Willow Creek’s “The Practice” Blends New Age & Catholic Mysticism

“The Practice is an experimental gathering where we immerse ourselves in God’s dream for humanity, practice the historic disciplines that align us with His dream, and carry each other along the way.”

It would appear that the entire purpose of The Practice is to practice Spiritual Formation and all of its contemplative components, like Lectio Divina, a centuries-old mystical Catholic practice involving repeating a word or phrase from the Bible over and over until you reach a higher level of consciousness to “hear God speak” to you: “I think that lectio divina has connected most deeply with our community. This “divine reading” of the Scriptures has become such a powerful supplement to a more analytical/study/expository approach to the Bible.”

 

A Catholic priest and a New Ager walk into Willow Creek…

No, it’s not a joke waiting for a punchline. It’s an experiment called The Practice, and it’s the brainchild of Pastor Bill Hybels’ son-in-law, Aaron Niequist. Niequist is also the Worship Pastor at Willow Creek Community Church, and he calls a Jesuit priest his spiritual director.

Be warned; you are about to hear a lot of New Age lingo:

The Practice is an experimental gathering where we immerse ourselves in God’s dream for humanity, practice the historic disciplines that align us with His dream, and carry each other along the way.  PracticeTribe.com

Starting this Sunday, Niequist will teach you about “unforced rhythms of grace,” in which you will learn to align your rhythm with God’s rhythm, practice contemplative prayer methods like Lectio Divina, and learn from a Catholic priest.
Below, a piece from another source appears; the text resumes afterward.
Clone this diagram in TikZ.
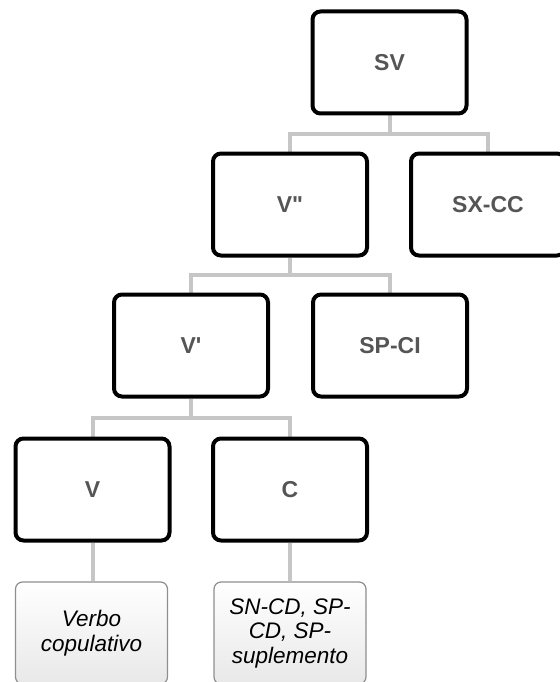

The Practice has been a Sunday night ritual at Willow Creek church since 2013, after that summer’s Global Leadership Summit invited Vijay Govindarajan, Professor of International Business and the Founding Director of Tuck’s Center for Global Leadership, to speak about about innovation:

Niequist: Honestly without Vijay’s talk at the Summit, the Practice experiment could not have happened, because it gave us the language to navigate and frame what we needed to do. He spoke about his book, Beyond the Idea, and his three-box strategy. Basically, every organization, he said, has three boxes. Box One is about managing the present. It’s everything the organization is doing to maintain itself. Box Two is about making minor improvements to make Box One even better. But Box Three is about creating the future. It’s all about innovation. source

Note that Niequist does not mention Jesus Christ, the cross, sanctification or any other biblical doctrine as reasons to start The Practice. Just boxes and business management.

This season’s direction for The Practice:

RHYTHM: Learning to align our rhythms with God’s Eternal Rhythms, for the sake of the world.

Where does this idea of “unforced rhythms of grace” come from? Only one place: The Message, quoted extensively by Niequist:

Matthew 11:28-30 The Message (MSG)

28-30 “Are you tired? Worn out? Burned out on religion? Come to me. Get away with me and you’ll recover your life. I’ll show you how to take a real rest. Walk with me and work with me—watch how I do it. Learn the unforced rhythms of grace. I won’t lay anything heavy or ill-fitting on you. Keep company with me and you’ll learn to live freely and lightly.”

Does that sound strange? Try a word-for-word translation like the English Standard Version:

28 Come to me, all who labor and are heavy laden, and I will give you rest.29 Take my yoke upon you, and learn from me, for I am gentle and lowly in heart, and you will find rest for your souls. 30 For my yoke is easy, and my burden is light.”

(Side note: Rick Warren also blogged last spring that Jesus Teaches Unforced Rhythms of Grace.)